O primeiro desafio será conseguir a liberação do veículo - além da questão judicial, hoje a Dino 208 GT4 1975 acumula mais de R$ 100 mil a pagar apenas de diárias, informa a prefeitura.
Um advogado orçou em R$ 30 mil os serviços, conta o empresário.
"Até a reportagem de UOL Carros sobre essa Ferrari ser publicada no mês passado, eu não tinha interesse no carro. É um assunto difícil para mim e não tenho condição financeira. Mas passei a considerar essa possibilidade para resgatar a memória do Ferry Lazar. Nos víamos muito pouco e nosso último encontro foi em 1999, durante um passeio nessa mesma Dino, ainda azul, na capital paulista", pontua.
"Só soube da morte do meu pai quase cinco anos depois, justamente ao ser procurado por um interessado em comprá-la, que me deu a notícia", complementa.

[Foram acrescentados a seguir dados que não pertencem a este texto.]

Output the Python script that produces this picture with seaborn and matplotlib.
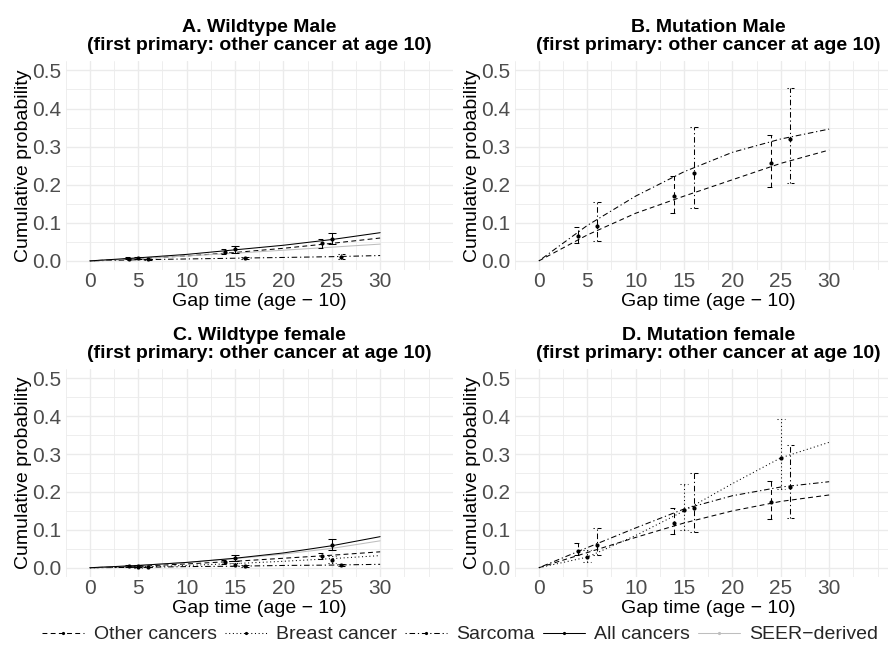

Emocionado, Bruno diz que conheceu Ferry apenas com quatro anos de idade e, embora desejasse ter convivido mais com ele, os dois tinham pouco contato. Seus pais nunca foram casados.

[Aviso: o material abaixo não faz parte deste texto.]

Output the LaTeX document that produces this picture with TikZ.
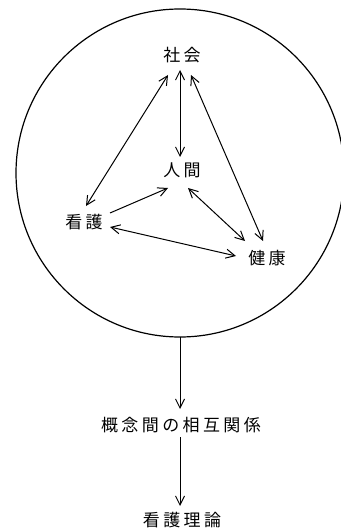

Ele diz que recebeu o contato de interessados em ajudar na restauração.
"Já tenho parceria para fornecimento dos pneus, recuperação das rodas e serviço de funilaria. Acabei de conversar pelo telefone com o Otávio Mesquita, que se identificou com a história e disse que vai ajudar. Já pediu fotos do veículo e documentos para tentarmos liberá-lo", relata Bruno Lazar à reportagem.
Há cerca de três semanas, durante uma entrega de pizza na residência de Mesquita, no Morumbi, Bruno Lazar teve a chance de conhecê-lo e contar pessoalmente a história da Ferrari deixada para apodrecer.

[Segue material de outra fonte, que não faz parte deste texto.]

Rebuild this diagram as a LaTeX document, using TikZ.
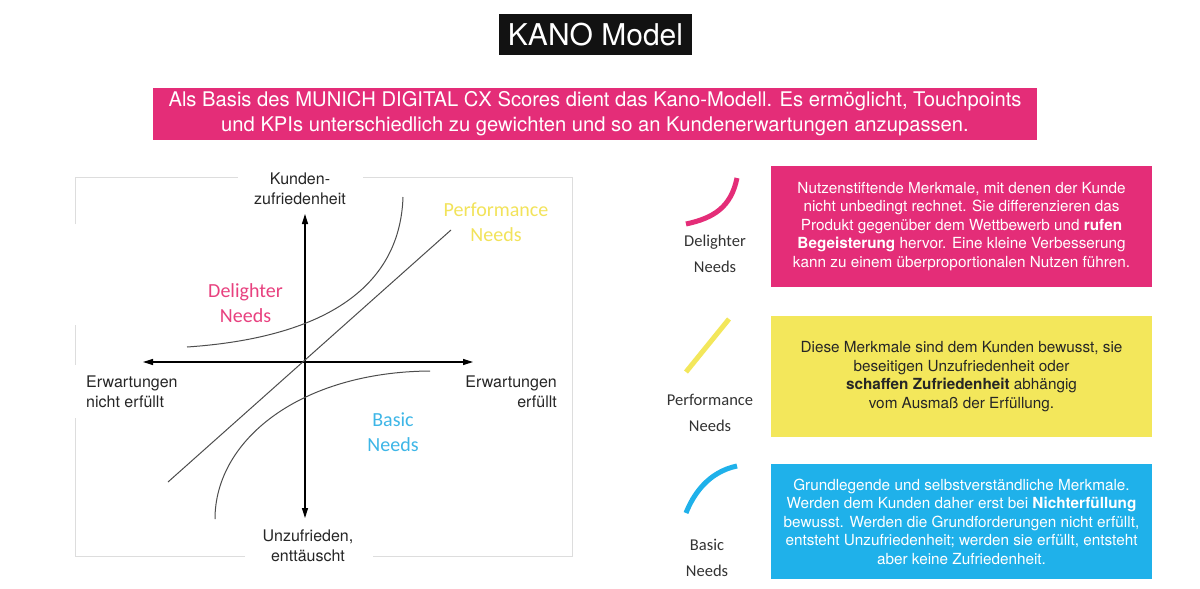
\documentclass[tikz,border=0pt]{standalone}
\usepackage{fontspec}
\setmainfont{TeX Gyre Heros}
\newfontfamily\calfont{Carlito}
\usetikzlibrary{arrows.meta}
\definecolor{kanopink}{HTML}{E42D78}
\definecolor{kanoyellow}{HTML}{F3E75B}
\definecolor{kanoblue}{HTML}{1FB1EA}
\definecolor{delpink}{HTML}{E8417F}
\definecolor{perfyellow}{HTML}{F2E35A}
\definecolor{basblue}{HTML}{3DB6E7}
\definecolor{framegray}{HTML}{DDDDDD}
\definecolor{curvegray}{HTML}{4D4D4D}
\begin{document}
\begin{tikzpicture}[x=1pt,y=-1pt,
  axislbl/.style={font=\fontsize{16}{19.5}\selectfont, text=black!85, inner sep=0pt},
  needlbl/.style={font=\calfont\fontsize{20}{25}\selectfont, inner sep=0pt, align=center},
  iconlbl/.style={font=\calfont\fontsize{16.5}{26}\selectfont, text=black!80, inner sep=0pt, align=center},
  infobox/.style={minimum width=381pt, minimum height=121pt, inner sep=0pt, align=center,
    font=\fontsize{15.3}{18.5}\selectfont},
  rim/.style={framegray, line width=1pt},
  axis/.style={line width=1.2pt, {Triangle[length=10pt,width=6pt]}-{Triangle[length=10pt,width=6pt]}},
  curve/.style={curvegray, line width=1pt},
  icon/.style={line width=5pt}]
 \path[use as bounding box, fill=white] (0,0) rectangle (1200,589);
 % heading
 \node[fill=black!93, text=white, font=\fontsize{30}{34}\selectfont, minimum width=193pt,
   minimum height=41pt, inner sep=0pt] (title) at (595.5,34.5) {KANO Model};
 \node[fill=kanopink, text=white, font=\fontsize{20.2}{25}\selectfont, minimum width=884pt,
   minimum height=52pt, inner sep=0pt, align=center] (intro) at (595,114)
   {Als Basis des MUNICH DIGITAL CX Scores dient das Kano-Modell. Es ermöglicht, Touchpoints\\
    und KPIs unterschiedlich zu gewichten und so an Kundenerwartungen anzupassen.};
 % chart
 \draw[rim] (75,224) -- (75,177) -- (238,177);
 \draw[rim] (363,177) -- (572,177) -- (572,556) -- (373,556);
 \draw[rim] (245,556) -- (75,556) -- (75,418);
 \draw[rim] (75,325) -- (75,365);
 \coordinate (xl) at (143,362); \coordinate (xr) at (473,362);
 \coordinate (yt) at (305,214); \coordinate (yb) at (305,518);
 \draw[axis] (xl) -- (xr);
 \draw[axis] (yb) -- (yt);
 \coordinate (d0) at (187,347); \coordinate (d1) at (403,197);
 \coordinate (p0) at (168,482); \coordinate (p1) at (451,230);
 \coordinate (b0) at (215,519); \coordinate (b1) at (430,371);
 \draw[curve] (d0) .. controls (320,338) and (400,290) .. (d1);
 \draw[curve] (p0) -- (p1);
 \draw[curve] (b0) .. controls (215,440) and (300,372) .. (b1);
 \node[axislbl, align=center] (ytop) at (300,189) {Kunden-\\zufriedenheit};
 \node[axislbl, align=left, anchor=west] (xleft) at (86,392) {Erwartungen\\nicht erfüllt};
 \node[axislbl, align=right, anchor=east] (xright) at (557,392) {Erwartungen\\erfüllt};
 \node[axislbl, align=center] (ybot) at (308,546) {Unzufrieden,\\enttäuscht};
 \node[needlbl, text=delpink] (dellbl) at (245.5,303.5) {Delighter\\Needs};
 \node[needlbl, text=perfyellow] (perflbl) at (496,222.5) {Performance\\Needs};
 \node[needlbl, text=basblue] (baslbl) at (393,432.5) {Basic\\Needs};
 % legend
 \draw[icon, kanopink] (686,224) .. controls (714,218) and (731,207) .. (737,178);
 \draw[icon, kanoyellow] (686,372) -- (729,319);
 \draw[icon, kanoblue] (686,513) .. controls (693,495) and (708,472) .. (737,466);
 \node[iconlbl] (delicon) at (715,254) {Delighter\\Needs};
 \node[iconlbl] (perficon) at (710,413) {Performance\\Needs};
 \node[iconlbl] (basicon) at (707,557.5) {Basic\\Needs};
 \node[infobox, fill=kanopink, text=white] (delbox) at (961.5,226.5)
   {Nutzenstiftende Merkmale, mit denen der Kunde\\
    nicht unbedingt rechnet. Sie differenzieren das\\
    Produkt gegenüber dem Wettbewerb und \textbf{rufen}\\
    \textbf{Begeisterung} hervor. Eine kleine Verbesserung\\
    kann zu einem überproportionalen Nutzen führen.};
 \node[infobox, fill=kanoyellow, text=black!85] (perfbox) at (961.5,376.5)
   {Diese Merkmale sind dem Kunden bewusst, sie\\
    beseitigen Unzufriedenheit oder\\
    \textbf{schaffen Zufriedenheit} abhängig\\
    vom Ausmaß der Erfüllung.};
 \node[infobox, fill=kanoblue, text=white, minimum height=115pt] (basbox) at (961.5,521.5)
   {Grundlegende und selbstverständliche Merkmale.\\
    Werden dem Kunden daher erst bei \textbf{Nichterfüllung}\\
    bewusst. Werden die Grundforderungen nicht erfüllt,\\
    entsteht Unzufriedenheit; werden sie erfüllt, entsteht\\
    aber keine Zufriedenheit.};
\end{tikzpicture}
\end{document}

O apresentador confirma a conversa e a intenção de colaborar.
"Já tinha visto as reportagens. Ferrari é Ferrari e esta deveria estar exposta, é um patrimônio automotivo brasileiro. Acho que a Justiça deveria levar em consideração o valor histórico desse carro, após resolver todas as pendências, claro", afirma Mesquita, de 60 anos.
A Dino mantém motor e câmbio, bem como volante e todos os itens de acabamento interno, nas durante todo esse tempo os carburadores foram roubados. Segundo especialistas ouvidos pela reportagem, o restauro da Ferrari deixada para enferrujar pode custar mais de R$ 1 milhão.
História de separação entre pai e filho
O herdeiro da Dino 1975 viu a Ferrari ao vivo no pátio da prefeitura pela primeira vez no começo deste mês, em reportagem do "Balanço Geral", da TV Record.
"Foi emocionante. Senti como se meu pai, que gostava tanto desse carro, estivesse enterrado ali. Ele traz muitas lembranças".
Ele relata que "nunca teve interesse em nada que viesse de herança", mas sonha em ver o veículo recuperado.
"Eu e meu pai nunca vivemos juntos, isso era um sonho na época para mim. Isso fez com que me afastasse porque não conseguia conviver em família com ele, não conseguia ter esses momentos" diz.
"Eu tinha uma percepção de que ele era um exemplo ruim de pai porque não ligava no aniversário, não ia visitar, não me pegava na escola. Porém, agora, dentro de mim, eu não falo mais que não tinha pai".
Bruno considera Ferry um gênio incompreendido e relembra a participação do pai no programa "Ídolos" (SBT), quando ele foi reprovado pelos jurados ao cantar uma versão da música "Surfin' Bird", há quase 15 anos.
"Ali a gente vê as sequelas que uma série de internações em manicômios públicos por opção da família dele. Eu não concordava com isso. Eles tratavam o Ferry como um louco, mas na verdade ele era uma pessoa acima da média. O QI dele era absurdamente alto", opina.
Ele conta que o pai, engenheiro mecânico, "mandava teorias para a Nasa", fazia projetos de aeromodelismo e chegou a ser condecorado por projetar um aeromodelo "que atravessou Israel de ponta a ponta". A família de Ferry Lazar tem origem judaica.